Alternatively, banks can partner with online lenders in a range ways – from having an online lender power the bank’s online loan application, to using an online lender’s credit model to better underwrite and service bank loan applications. In these options, the critical question is whether the bank wants to keep its own underwriting criteria or use new algorithms developed by its digital partner. Though the new underwriting is fast and uses intriguing new data, such as current bank transaction and cash flows, it’s still early days for these new credit scoring methods, and they have largely not been tested through an economic downturn.

Another large downside of partnering with online lenders is the significant level of resources required for compliance with federal “third party” oversight, which makes banks responsible for the activities of their vendors and partners. In the U.S., at least three federal regulators have overlapping requirements in this area, creating a dampening effect that regulatory reform in Washington could serve to mitigate.

Banks that prefer a more “arm’s-length” arrangement have the option to buy loans originated on an alternative lender’s platform. This allows a bank to increase their exposure to SME loans and pick the credits they wish to hold, while freeing up capital for online lenders. This type of partnership is among the most prolific in the online small business lending world, with banks such as JPMorgan Chase, Bank of America, and SunTrust buying assets from leading online lenders.

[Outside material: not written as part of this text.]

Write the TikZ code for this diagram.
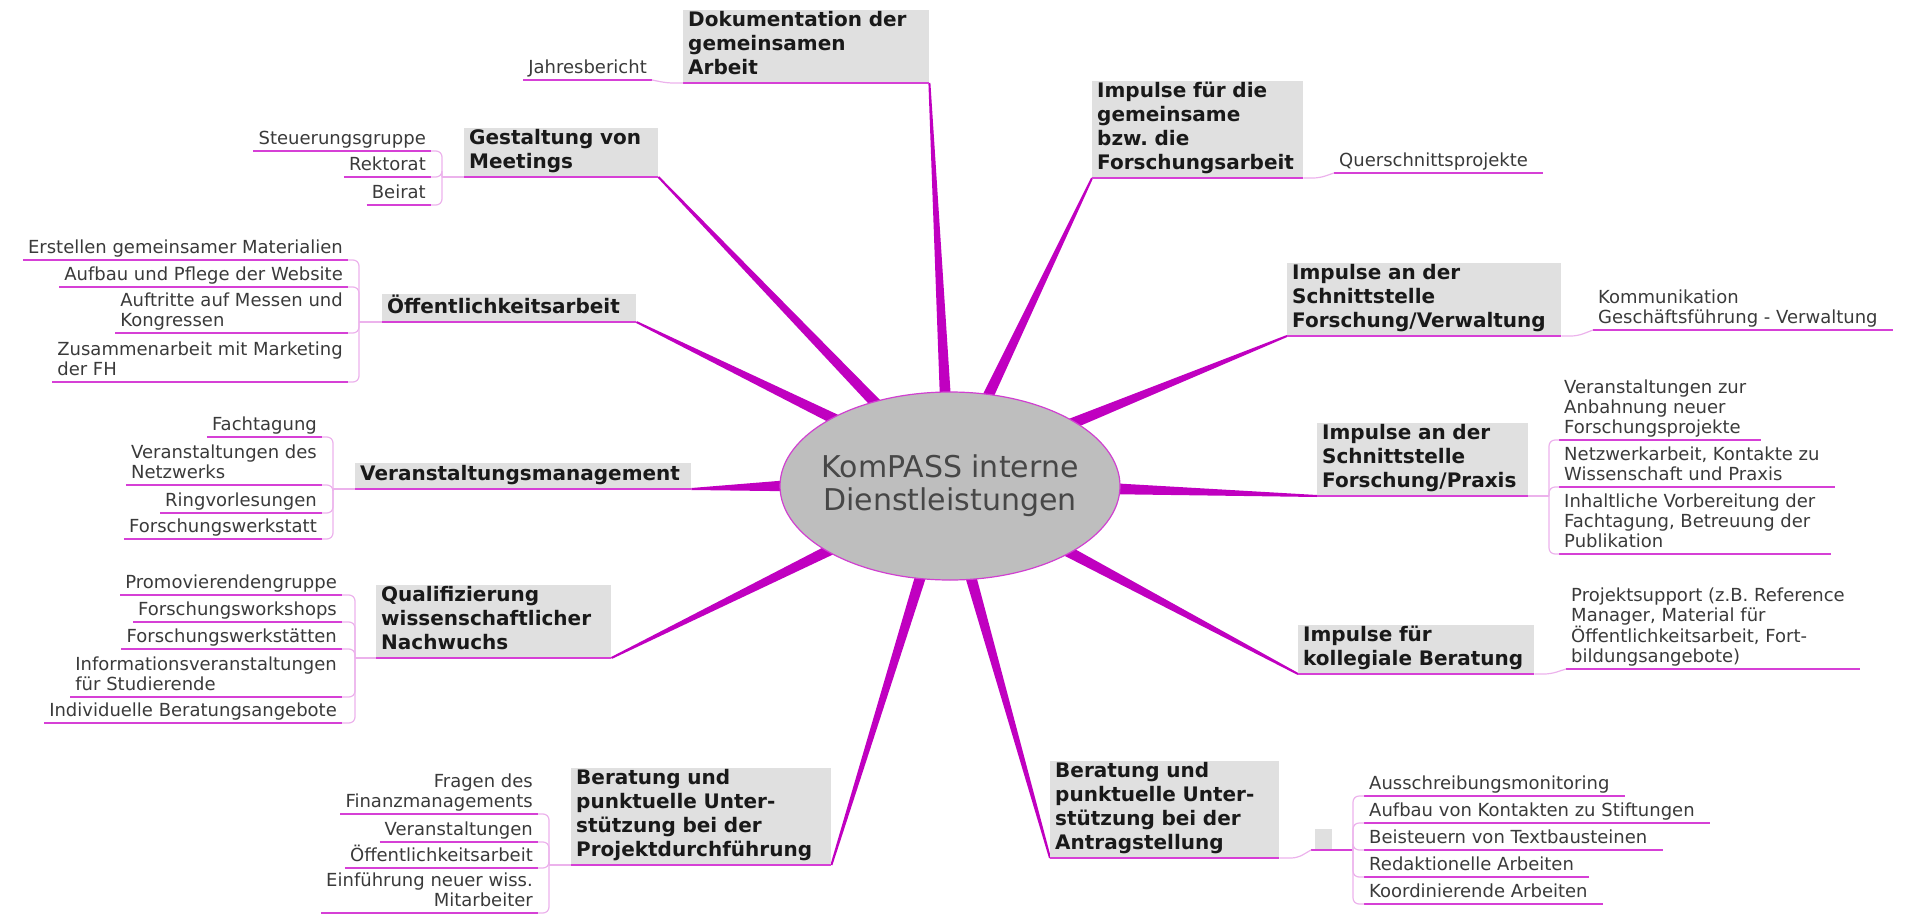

The familiar David vs. Goliath script of the scrappy, internet-fueled startup vanquishing the clunky, brick-and-mortar-laden incumbent is repeated so often in startup circles that it is sometimes treated as inevitable. But in the real world, sometimes David wins, other times Goliath wins, and sometimes the right solution involves a combination of both. SME lending can remain a big business for banks, but only with deliberate choices about where to play and how to win. Banks must focus on areas where they can build a distinct competitive advantage, and find ways to partner with or learn from the new innovators.